MATLAB: How to solve differential equations of motion of second order, which are changing depending on if/else conditions

Question

I'm an absolute Matlab beginner and need your help. My problem is a little bit more complex than the question above. Basicaly I have a system of two differential equtions of motion of second order vdoubledot and wdoubledot, here called dv and dw which I want to solve with the help of ode45. The tricky part is, dv and dw will change depending on the if/else conditions shown below and I want a continous plot of the displacements v and w in the end and I also need to pass the parameters v and w to the next function depending on the if/else condition.

I have a few questions and I hope someone can help me there:

1) I gave all functions dv/dw different names depending on the elseif condition. Should I give them the same name? Eg. all named dv = eqm2a(t,v)?

2) How do I pass the displacements v and w from one function to the next (hence the term k2*(v2-v3+-s) in the latter eqm)?

3) I only want to use v0 and w0 for the very first timestep at t=0 and the very first if condition and after that it should autimatically use the current v(ti) and w(ti) when switching to the next if/else statement. How do I do that?

4) And last (for now) but not least: Should I use the if conditions like v(1)-w(1)<=-s like I did below or is v-w<=-s sufficient?

Infos: m1, m2, k2, om, etc. are scalars which are predefined. FW is a time-dependend parameter. The plot(t,v)-command is missing, I'll add that if everything else works as intended. Everything is written as a script.

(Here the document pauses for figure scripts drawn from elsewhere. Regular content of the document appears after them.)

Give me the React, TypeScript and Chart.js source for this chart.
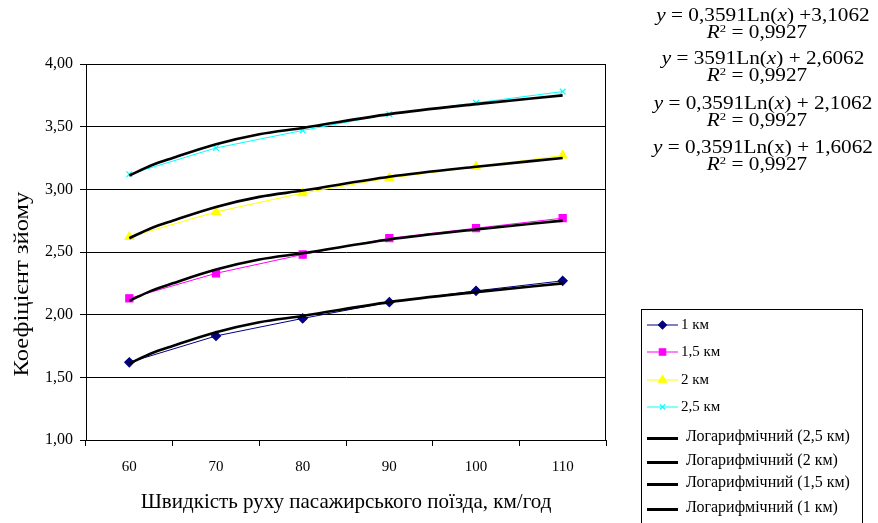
import React, { useEffect, useRef } from 'react';
import { Chart, registerables } from 'chart.js';
import { drawPoint } from 'chart.js/helpers';

Chart.register(...registerables);

// ---- data ----
const speeds = ['60', '70', '80', '90', '100', '110'];
const km1 = [1.62, 1.83, 1.97, 2.1, 2.19, 2.27];
const km15 = [2.13, 2.33, 2.48, 2.61, 2.69, 2.77];
const km2 = [2.62, 2.82, 2.97, 3.09, 3.18, 3.27];
const km25 = [3.12, 3.33, 3.47, 3.6, 3.69, 3.78];

// trend-line readings (speed, value) taken along each black curve
const trendSpeeds = [60, 62.5, 65, 70, 75, 80, 90, 100, 110];
const trend1 = [1.61, 1.69, 1.75, 1.86, 1.94, 1.99, 2.1, 2.18, 2.25];
const trend15 = [2.11, 2.19, 2.25, 2.36, 2.44, 2.49, 2.6, 2.68, 2.75];
const trend2 = [2.61, 2.69, 2.75, 2.86, 2.94, 2.99, 3.1, 3.18, 3.25];
const trend25 = [3.11, 3.19, 3.25, 3.36, 3.44, 3.49, 3.6, 3.68, 3.75];

const seriesLabels = ['1 км', '1,5 км', '2 км', '2,5 км'];
const trendLabels = ['Логарифмічний (2,5 км)', 'Логарифмічний (2 км)', 'Логарифмічний (1,5 км)', 'Логарифмічний (1 км)'];

const yMin = 1;
const yMax = 4;
const yStep = 0.5;

const xTitle = 'Швидкість руху пасажирського поїзда, км/год';
const yTitle = 'Коефіцієнт зйому';

const eqCoefs = ['0,3591', '3591', '0,3591', '0,3591'];
const eqIntercepts = ['+3,1062', '+ 2,6062', '+ 2,1062', '+ 1,6062'];
const eqR2 = ['0,9927', '0,9927', '0,9927', '0,9927'];
const eqItalicX = [true, true, true, false];

const FONT = "'Liberation Serif', 'Times New Roman', serif";

const legendPlugin = {
  id: 'customLegend',
  afterDraw(chart: any) {
    const ctx = chart.ctx;
    ctx.save();
    // y-axis title
    ctx.translate(22, 284);
    ctx.rotate(-Math.PI / 2);
    ctx.scale(1.17, 1);
    ctx.font = `21px ${FONT}`;
    ctx.fillStyle = '#000';
    ctx.textAlign = 'center';
    ctx.textBaseline = 'middle';
    ctx.fillText(yTitle, 0, 0);
    ctx.restore();

    ctx.save();
    const boxL = 641.5;
    const boxT = 309.5;
    const boxW = 221;
    ctx.strokeStyle = '#000';
    ctx.lineWidth = 1;
    ctx.strokeRect(boxL, boxT, boxW, 300);
    const rowsY = [325, 352, 380, 407, 437, 461, 483, 508];
    ctx.textBaseline = 'middle';
    ctx.textAlign = 'left';
    chart.data.datasets.forEach((ds: any, i: number) => {
      const y = rowsY[i];
      const x0 = 647;
      const x1 = 678;
      const ly = y + (ds.isTrend ? 1.5 : 0);
      ctx.beginPath();
      ctx.strokeStyle = ds.borderColor;
      ctx.lineWidth = ds.isTrend ? 3 : ds.borderWidth;
      ctx.moveTo(x0, ly);
      ctx.lineTo(x1, ly);
      ctx.stroke();
      if (!ds.isTrend) {
        ctx.fillStyle = ds.pointBackgroundColor;
        ctx.strokeStyle = ds.pointBorderColor;
        ctx.lineWidth = ds.pointBorderWidth;
        drawPoint(ctx, { pointStyle: ds.pointStyle, radius: ds.pointRadius - 0.5, rotation: 0, borderWidth: ds.pointBorderWidth }, (x0 + x1) / 2, y);
      }
      ctx.fillStyle = '#000';
      ctx.font = ds.isTrend ? `16px ${FONT}` : `15px ${FONT}`;
      ctx.fillText(ds.label, ds.isTrend ? 686 : 681, y);
    });
    ctx.restore();
  },
};

const frameHelper = {
  id: 'frameHelper',
  beforeDatasetsDraw(chart: any) {
    const { ctx, chartArea } = chart;
    ctx.save();
    ctx.strokeStyle = '#000';
    ctx.lineWidth = 1;
    ctx.strokeRect(chartArea.left + 0.5, chartArea.top + 0.5, chartArea.right - chartArea.left - 1, chartArea.bottom - chartArea.top);
    ctx.restore();
  },
};

function seriesDs(label: string, data: number[], color: string, style: string, radius: number, order: number) {
  return {
    label,
    data,
    xAxisID: 'x',
    borderColor: color,
    backgroundColor: color,
    borderWidth: 1,
    pointStyle: style,
    pointRadius: radius,
    pointBackgroundColor: color,
    pointBorderColor: color,
    pointBorderWidth: 1.2,
    tension: 0,
    order,
    isTrend: false,
  };
}

function trendDs(label: string, values: number[], order: number) {
  return {
    label,
    data: trendSpeeds.map((s, i) => ({ x: s, y: values[i] })),
    xAxisID: 'xt',
    borderColor: '#000',
    backgroundColor: '#000',
    borderWidth: 2.6,
    pointRadius: 0,
    cubicInterpolationMode: 'monotone',
    order,
    isTrend: true,
  };
}

export default function App() {
  const canvasRef = useRef<HTMLCanvasElement | null>(null);

  useEffect(() => {
    document.body.style.margin = '0';
    const canvas = canvasRef.current;
    if (!canvas) return;
    const chart = new Chart(canvas, {
      type: 'line',
      data: {
        labels: speeds,
        datasets: [
          seriesDs(seriesLabels[0], km1, '#000080', 'rectRot', 4.5, 5),
          seriesDs(seriesLabels[1], km15, '#FF00FF', 'rect', 5, 6),
          seriesDs(seriesLabels[2], km2, '#FFFF00', 'triangle', 5, 7),
          seriesDs(seriesLabels[3], km25, '#00FFFF', 'crossRot', 4, 8),
          trendDs(trendLabels[0], trend25, 1),
          trendDs(trendLabels[1], trend2, 2),
          trendDs(trendLabels[2], trend15, 3),
          trendDs(trendLabels[3], trend1, 4),
        ] as any,
      },
      options: {
        responsive: false,
        animation: false,
        devicePixelRatio: 1,
        layout: { padding: { top: 64, right: 272, left: 0, bottom: 0 } },
        plugins: {
          legend: { display: false },
          tooltip: { enabled: false },
        },
        scales: {
          x: {
            type: 'category',
            offset: true,
            grid: { offset: true, drawOnChartArea: false, drawTicks: true, tickLength: 6, color: '#000' },
            border: { color: '#000' },
            ticks: { color: '#000', font: { family: FONT, size: 15 }, padding: 12, maxRotation: 0 },
            title: { display: true, text: xTitle, color: '#000', font: { family: FONT, size: 21 }, padding: { top: 0, bottom: 8 } },
            afterFit: (s: any) => { s.height = 83; },
          },
          xt: {
            type: 'linear',
            display: false,
            min: 55,
            max: 115,
          },
          y: {
            min: yMin,
            max: yMax,
            ticks: {
              stepSize: yStep,
              color: '#000',
              font: { family: FONT, size: 16 },
              padding: 7,
              callback: (v: any) => Number(v).toFixed(2).replace('.', ','),
            },
            grid: { color: '#000', lineWidth: 1, tickLength: 6 },
            border: { color: '#000' },
            title: { display: false },
            afterFit: (s: any) => { s.width = 86; },
          },
        },
      } as any,
      plugins: [frameHelper, legendPlugin],
    });
    return () => chart.destroy();
  }, []);

  const eqLineY = [15, 58, 103, 147];
  const eqStyle: any = {
    position: 'absolute', left: 640, width: 246, lineHeight: '20px', textAlign: 'center',
    fontFamily: FONT, fontSize: 18, color: '#000', whiteSpace: 'nowrap',
    transform: 'scaleX(1.18)', transformOrigin: '50% 50%',
  };

  return (
    <div style={{ position: 'relative', width: 878, height: 523, overflow: 'hidden', background: '#fff' }}>
      <canvas ref={canvasRef} width={878} height={523} style={{ position: 'absolute', left: 0, top: 0, width: 878, height: 523 }} />
      {eqLineY.map((y, i) => (
        <React.Fragment key={i}>
          <div style={{ ...eqStyle, top: y - 10 }}>
            <i>y</i> = {eqCoefs[i]}Ln({eqItalicX[i] ? <i>x</i> : 'x'}) {eqIntercepts[i]}
          </div>
          <div style={{ ...eqStyle, top: y + 7, left: 634 }}>
            <i>R</i><sup style={{ fontSize: '0.6em', lineHeight: 0, verticalAlign: '0.6em' }}>2</sup> = {eqR2[i]}
          </div>
        </React.Fragment>
      ))}
    </div>
  );
}
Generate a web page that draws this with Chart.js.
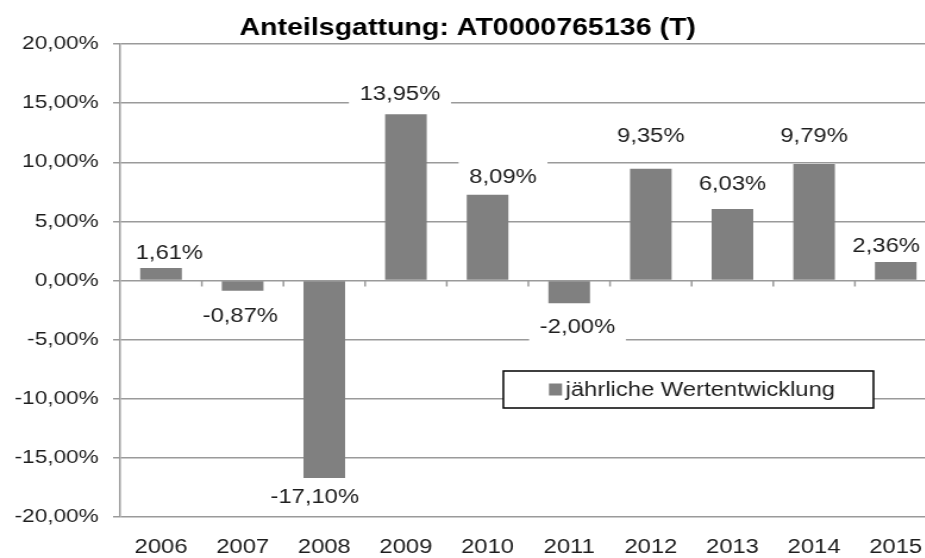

    tspan = [0 100];                                 
    v0 = [0 5];                                   
    w0 = [0 0];                                   
    [t,v] = ode45(@(t,v) eqm2ai(t,v), tspan, v0);
    [t,w] = ode45(@(t,w) eqm3ai(t,w), tspan, w0);
    [t,v] = ode45(@(t,v) eqm2bii(t,v), tspan, v0);
    [t,w] = ode45(@(t,w) eqm3bii(t,w), tspan, w0);
    [t,v] = ode45(@(t,v) eqm2biii(t,v), tspan, v0);
    [t,w] = ode45(@(t,w) eqm3biii(t,w), tspan, w0);
    if -s<v(1)-w(1)<s
        function dv = eqm2ai(t,v)                  
        dv = zeros(2,1);
        dv(1) = v(2);
        dv(2) = my*r*om^2*sin(om*t);
        end
        function dw = eqm3ai(t,w)
        dw = zeros(2,1);
        dw(1) = w(2);
        dw(2) = (FW-k3*w(1))/m3;                  
        end
    elseif v(1)-w(1)<=-s
        function dv = eqm2bii(t,v)
        dv = zeros(2,1);
        dv(1) = v(2);
        dv(2) = my*r*om^2*sin(om*t)-(k2*(v(1)-w(1)-s))/(m1+m2);
        end
        function dw = eqm3bii(t,v)
        dw = zeros(2,1);
        dw(1) = w(2);
        dw(2) = (FW-k3*w(1)+k2*(v(1)-w(1)-s))/m3;
        end
    elseif v(1)-w(1)>=s
        function dv = eqm2biii(t,v)
        dv = zeros(2,1);
        dv(1) = v(2);
        dv(2) = my*r*om^2*sin(om*t)-(k2*(v(1)-w(1)+s))/(m1+m2);
        end
        function dw = eqm3biii(t,v)
        dw = zeros(2,1);
        dw(1) = w(2);
        dw(2) = (FW-k3*w(1)+k2*(v(1)-w(1)+s))/m3;
        end
    end

Answer 1

Do you know (before calling the ODE solver the first time) when the ODE function that you're trying to solve changes based on the condition? If so call ode45 to solve the first ODE function up until that point then use the final result from solving that first ODE function as the initial condition for a second ode45 call using the second ODE function.

As a slightly more concrete explanation, let's say you know that the ODE you need to solve changes every 2 seconds. Solve the first ODE with a time span of [0 2]. Use the solution of that first ODE to define the initial condition for the second ODE and solve that second ODE with a time span of [2 4]. Repeat that process, using the solution of the second ODE to generate the initial condition for the third ODE and so on.

If you don't know exactly when the ODE you're trying to solve will change based on the condition, use an Events function. There's an example that uses Events in MATLAB called ballode. It's not exactly the same as the situation you described, since the ODE doesn't change, but if you imagine passing different function handles into the ODE solver based on which condition/event is "active" you should be able to adapt it to suit your purposes.